Does David Spade give celebs a heads-up before teasing them?
By: Carrie, New Orleans
A.B. Replies: Let's just put on our Imagineer's caps for a second and think this through.
[Ring, ring.]
"Hi, Fergie? It's David Spade...No, Spade."
Fergie: "Who? You sound like a mosquito. Like, mosquitoes can talk now--righteous. I should so write a song about that. Hold on. Lemme wake up my producer."
Spade: "Hey, okay, so, listen, I--"
Fergie [to someone in the background]: "Polow, get up. Like, find me a raunchy beat that goes good with a mosquito."
[Another voice in the background]: "Wha'? Why you wakin' Polow the Don?"
Spade: "Fergie? You there? So, I was going to make this joke on my show today about how your nether regions are a portal to hell, and I was just calling to let...hello?"
If comedians did this every time they slammed Paris Hilton, Lindsay Lohan or Madonna, they would spend all their time on the phone and the jokes would never be aired. So, the answer is, in most cases, no.
An official denial from Camp Spade: "I checked with our executives on The Showbiz Show with David Spade," a Comedy Central contact tells this B!tch, "and they said David doesn't give the celebs a heads-up about the jokes and that everyone is fair game."
This B!tch also reached out to Bravo, home of Kathy Griffin's My Life on the D-List. And--what ho!--the comic herself reached right back, saying she'll be mean, but not if the target's in the house. "My policy is, never talk about anyone who is in the audience, because I never would want them to feel bad," she said. "I was raised to talk about people behind their backs. It's called manners. But yes, I'm scared of Oprah. Have you met her? She's f--king scary."

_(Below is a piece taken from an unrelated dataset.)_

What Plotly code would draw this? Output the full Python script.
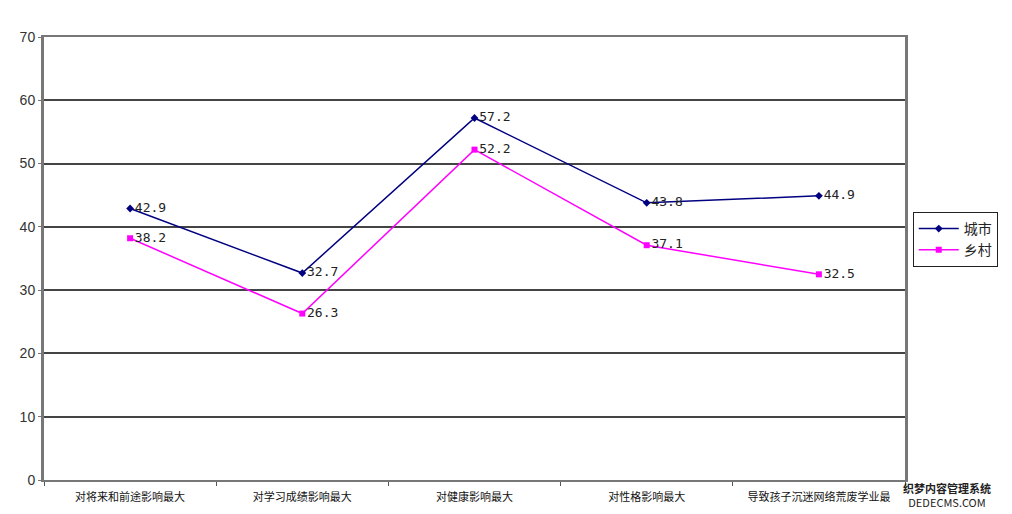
import plotly.graph_objects as go

categories = ["对将来和前途影响最大", "对学习成绩影响最大", "对健康影响最大", "对性格影响最大", "导致孩子沉迷网络荒废学业最"]
city = [42.9, 32.7, 57.2, 43.8, 44.9]
rural = [38.2, 26.3, 52.2, 37.1, 32.5]
y_ticks = [0, 10, 20, 30, 40, 50, 60, 70]

label_font = dict(family="DejaVu Sans Mono", size=13, color="#222")

fig = go.Figure()
fig.add_trace(go.Scatter(
    x=categories, y=city, name="城市", mode="lines+markers+text",
    line=dict(color="#000080", width=1.5),
    marker=dict(symbol="diamond", size=6, color="#000080"),
    text=[str(v) for v in city], textposition="middle right", textfont=label_font,
))
fig.add_trace(go.Scatter(
    x=categories, y=rural, name="乡村", mode="lines+markers+text",
    line=dict(color="#FF00FF", width=1.5),
    marker=dict(symbol="square", size=6, color="#FF00FF"),
    text=[str(v) for v in rural], textposition="middle right", textfont=label_font,
))

fig.update_layout(
    width=1012, height=514,
    margin=dict(l=34, r=115, t=29, b=42),
    paper_bgcolor="white", plot_bgcolor="white",
    font=dict(family="Noto Sans CJK SC", color="#222"),
    showlegend=True,
    legend=dict(x=1.009, y=0.605, xanchor="left", yanchor="top",
                bordercolor="#222", borderwidth=1, bgcolor="white",
                font=dict(size=14, color="#222"), tracegroupgap=0,
                itemwidth=40),
    xaxis=dict(
        range=[-0.5, 4.5], showgrid=False, ticks="outside", ticklen=4,
        tickson="boundaries", tickcolor="#555", ticklabelstandoff=6,
        showline=True, linecolor="#777", linewidth=2, mirror=True,
        tickfont=dict(size=11, color="#111"),
    ),
    yaxis=dict(
        range=[0, 70], tickvals=y_ticks, showgrid=True, gridcolor="#444", gridwidth=2,
        showline=True, linecolor="#777", linewidth=3, mirror=True,
        ticks="outside", ticklen=3, tickcolor="#777", zeroline=False,
        tickfont=dict(family="Liberation Sans", size=14, color="#333"),
    ),
)
fig.add_annotation(text="<b>织梦内容管理系统</b><br>DEDECMS.COM", xref="paper", yref="paper",
                   x=0.995, y=0.005, xanchor="left", yanchor="top", showarrow=False,
                   align="center", font=dict(size=11, color="#222"))

fig.write_html("out.html")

Beyond that, Griffin often talks about what happens when she runs into the stars she has skewered and how those encounters can be awkward. That wouldn't make a heaping ton of sense if she had given the stars a heads-up before the aforementioned kebabing. Additionally, it's probably a little tougher to get "banned from The View"--Griffin's own words--if you've cleared your "beard" jokes with Star Jones Reynolds beforehand.
In fact, it seems even people who work together on the same show may not get a heads-up about potentially offensive material. Especially if that show is by Matt Stone and Trey Parker and it involves animated cutouts of pumpkin-headed children. Before he decided to quit South Park over its much ballyhooed Tom Cruise-Scientology episode, Isaac Hayes ("Chef") did a CNN interview in which he seemed pretty clueless about the details.
Hayes told Showbiz Tonight, he "didn't see" the "Trapped in the Closet" episode but "was told about it." Presumably, Hayes was not "told" about the episode in detail or he would not have added, "But they lampoon everybody. And if you believe them, you got a problem. Have you ever heard of the Emancipation Proclamation?"
This B!tch can only assume that Hayes learned the details of the episode later; it's the only way to explain why he performed a flip so drastic he went from supporter to deserter practically overnight. Once details of "Trapped in the Closet" were aired by every fusty old TV columnist in America, Hayes decided he was shocked, just shocked and left the show so quickly you'd think Xenu was chasing him in a flying car.
And no, I did not call Xenu and warn him I would write that. I'll just wait for the court summons to arrive at my front door.